Computes the training loss plus metrics:
- mean_token_accuracy
- entropy (Shannon entropy of output distribution)
- num_tokens (total training tokens seen)
- aux_loss (for MoE models)
"""
...
# SFT-specific override
def training_step(self, *args, **kwargs):
"""Wraps parent training_step with activation offloading context."""
with self.maybe_activation_offload_context:
return super().training_step(*args, **kwargs)
# SFT-specific override
def log(self, logs: dict[str, float], start_time: float | None = None) -> None:
"""Merges custom SFT metrics into the standard log output."""
...
Import
# Methods are called on an SFTTrainer instance; no separate import needed
from trl import SFTTrainer
I/O Contract
Inputs
| Name | Type | Required | Description |
|---|---|---|---|
| resume_from_checkpoint | bool | None | No | Path to checkpoint directory, True to auto-detect latest, or None to train from scratch
|
| inputs (to compute_loss) | dict |
Yes (internal) | Batch dictionary with input_ids, labels, attention_mask (or position_ids for padding-free)
|
Outputs
| Name | Type | Description |
|---|---|---|
| train_output | TrainOutput |
Named tuple with global_step, training_loss, and metrics dict
|
| metrics (logged) | dict |
Includes mean_token_accuracy, entropy, num_tokens, and optionally aux_loss
|
Usage Examples
Basic Training
from trl import SFTTrainer, SFTConfig
from datasets import load_dataset
dataset = load_dataset("roneneldan/TinyStories", split="train[:1%]")
trainer = SFTTrainer(
model="Qwen/Qwen2.5-0.5B-Instruct",
args=SFTConfig(
output_dir="./output",
num_train_epochs=1,
per_device_train_batch_size=4,
logging_steps=10,
),
train_dataset=dataset,
)
result = trainer.train()
print(f"Training loss: {result.training_loss:.4f}")

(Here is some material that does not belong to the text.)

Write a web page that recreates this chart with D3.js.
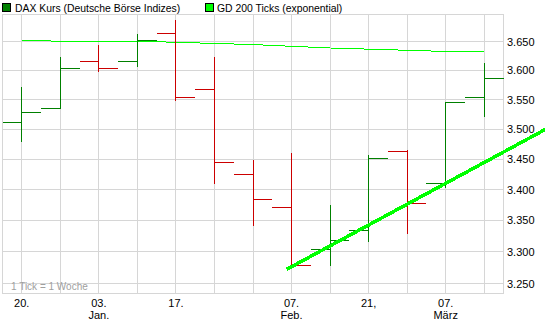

print(f"Global steps: {result.global_step}")
Resume from Checkpoint
result = trainer.train(resume_from_checkpoint="./output/checkpoint-500")
Training with Activation Offloading
trainer = SFTTrainer(
model="meta-llama/Llama-3.1-8B",
args=SFTConfig(
output_dir="./output",
activation_offloading=True,
gradient_checkpointing=True,
per_device_train_batch_size=1,
gradient_accumulation_steps=16,
),
train_dataset=dataset,
)
trainer.train()
Training with DFT Loss
trainer = SFTTrainer(
model="Qwen/Qwen2.5-0.5B-Instruct",
args=SFTConfig(
output_dir="./output",
loss_type="dft",
),
train_dataset=dataset,
)
trainer.train()